As always at The Muse, there was a fifth participant in the music making – the superb acoustic of the hall. The highest notes of the violin had a sparkle and freshness which few halls can give: the sound of the cello had a bloom and resonance on which the other instruments can ‘sit’, whilst the inner parts come over with all detail and shading audible. How lucky we in Watford are to have the Muse as our home. And have you noticed that OMS audiences are cough-free? At Wigmore Hall, they preface concerts with a recorded message to ‘stifle your coughing’. No need for this at OMS….is it because the performers can see us all, and can identify any unfortunate cougher?

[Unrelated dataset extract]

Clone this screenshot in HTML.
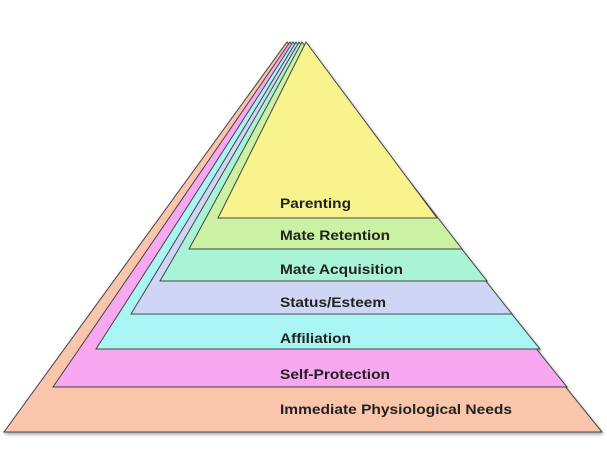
<!DOCTYPE html>
<html><head><style>body{margin:0;background:#fff}</style></head><body>
<svg width="607" height="454" viewBox="0 0 607 454" xmlns="http://www.w3.org/2000/svg">
<defs><filter id="s" x="-5%" y="-5%" width="110%" height="115%"><feDropShadow dx="1" dy="2" stdDeviation="1.5" flood-color="#000" flood-opacity="0.35"/></filter></defs>
<g stroke="#444" stroke-width="1" filter="url(#s)">
<polygon points="287,42 602,432 4,432" fill="#f9c6ab"/>
<polygon points="290,42 567,387 53,387" fill="#f7a8f1"/>
<polygon points="293,42 540,349 96,349" fill="#a9f5f3"/>
<polygon points="296,42 512,314 131,314" fill="#cfd6f5"/>
<polygon points="299,42 487,281 160,281" fill="#aaf3d6"/>
<polygon points="302,42 462,249 189,249" fill="#cbf1a3"/>
<polygon points="306,42 437,218 218,218" fill="#f8f38d"/>
</g>
<g font-family="Liberation Sans, sans-serif" font-weight="bold" font-size="14" fill="#222" lengthAdjust="spacingAndGlyphs">
<text x="280" y="208" textLength="71" lengthAdjust="spacingAndGlyphs">Parenting</text>
<text x="280" y="240" textLength="110" lengthAdjust="spacingAndGlyphs">Mate Retention</text>
<text x="280" y="274" textLength="123" lengthAdjust="spacingAndGlyphs">Mate Acquisition</text>
<text x="280" y="307" textLength="106" lengthAdjust="spacingAndGlyphs">Status/Esteem</text>
<text x="280" y="343" textLength="71" lengthAdjust="spacingAndGlyphs">Affiliation</text>
<text x="280" y="379" textLength="110" lengthAdjust="spacingAndGlyphs">Self-Protection</text>
<text x="280" y="414" textLength="232" lengthAdjust="spacingAndGlyphs">Immediate Physiological Needs</text>
</g>
</svg>
</body></html>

Unlike some of the other top quartets, the members of the Dante manage to combine their work with many other music undertakings. Krysia Ostostowicz, for example, was on Saturday recording in a new concert hall in Wells with pianist Daniel Tong. And after our concert she went off to give a lesson to a pupil who lived in North London. Richard Jenkinson joined the Dante after eighteen years playing in the City of Birmingham Symphony Orchestra – he was the last new orchestral member to be auditioned by Simon Rattle. He left to join the quartet and also to write his Ph.D. thesis at Birmingham University on the music of Kodaly and Czech Nationalism. And in his spare time he conducts three orchestras. Perhaps it is this all round immersion in the many worlds of music that makes such balanced and complete musicians?